Governor-General of the Dutch East Indies

Christoffel van Swoll (25 April 1668 – 12 November 1718) was Governor-General of the Dutch East Indies from 17 November 1713 until his death.

He was born in 1668 in Amsterdam as the son of Harmen Stoffelsz. van Swoll, an attendant of the Bank of Amsterdam. On 19 December 1683, he left for Batavia on board the Juffrouw Anna as an assistant in the service of the Dutch East India Company. He arrived in Batavia on 19 June 1684 and began working in the General Secretariat. He was regularly promoted. In 1686 he was promoted to Accountant, in 1690 to First Clerk to the General Secretariat, and in 1691 to Buyer. In 1696, he was appointed as Secretary to the High Government (de Hoge Regering). In 1700 he became Raad extra-ordinair (Counsellor extraordinary) and President of the College van Weesmeesteren (an orphanage). In 1701 he was named Raad ordinair van Indië (Full Counsellor of the Indies). On 3 May 1703 he became President of the College van Schepenen (Aldermen) at Batavia. Following the death of Governor-General Abraham van Riebeeck, the Council (Raad) chose van Swoll, by a slim majority, as Governor-General (on 17 November 1713). This proposal was sent to the 17 Lords of the Indies (de Heren XVII) on 18 May 1714 who confirmed his appointment in 1715, despite his difficulty character. His honesty was the deciding factor in those times of corruption and maladministration.

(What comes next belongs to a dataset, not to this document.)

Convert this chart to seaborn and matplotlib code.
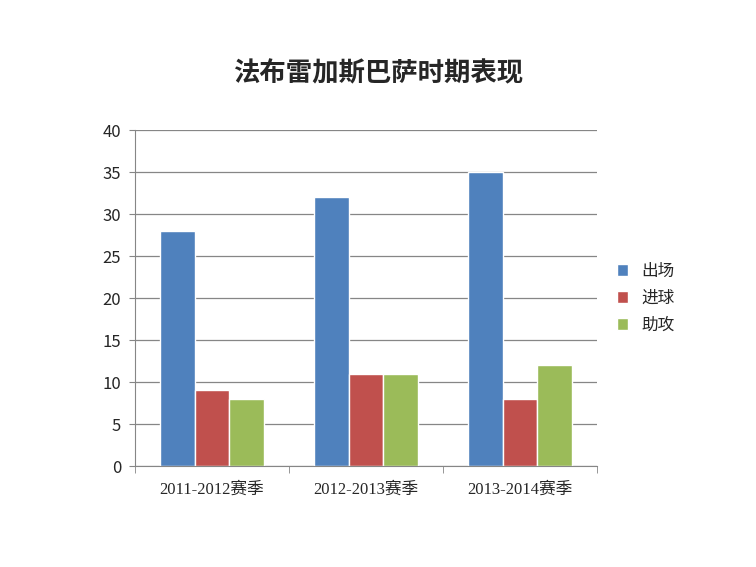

As Governor-General, he put a lot of energy into dealing with the private, or unofficial, trade. In this he was not really successful. In general, there was nothing particularly remarkable about his time in office. He was no great promoter of development, such as extending coffee farming. He was also against extending the territory of the Company, because he thought it would then become ungovernable. He suddenly dropped the price the Chinese got for tea by a third. The result was that the trade in tea (and porcelain) collapsed for years.

Four years after his provisional appointment as Governor-General, he died in Batavia on 12 November
1718. He was buried in the Church of the Holy Cross (Kruiskerk). His successor was named as Hendrick Zwaardecroon.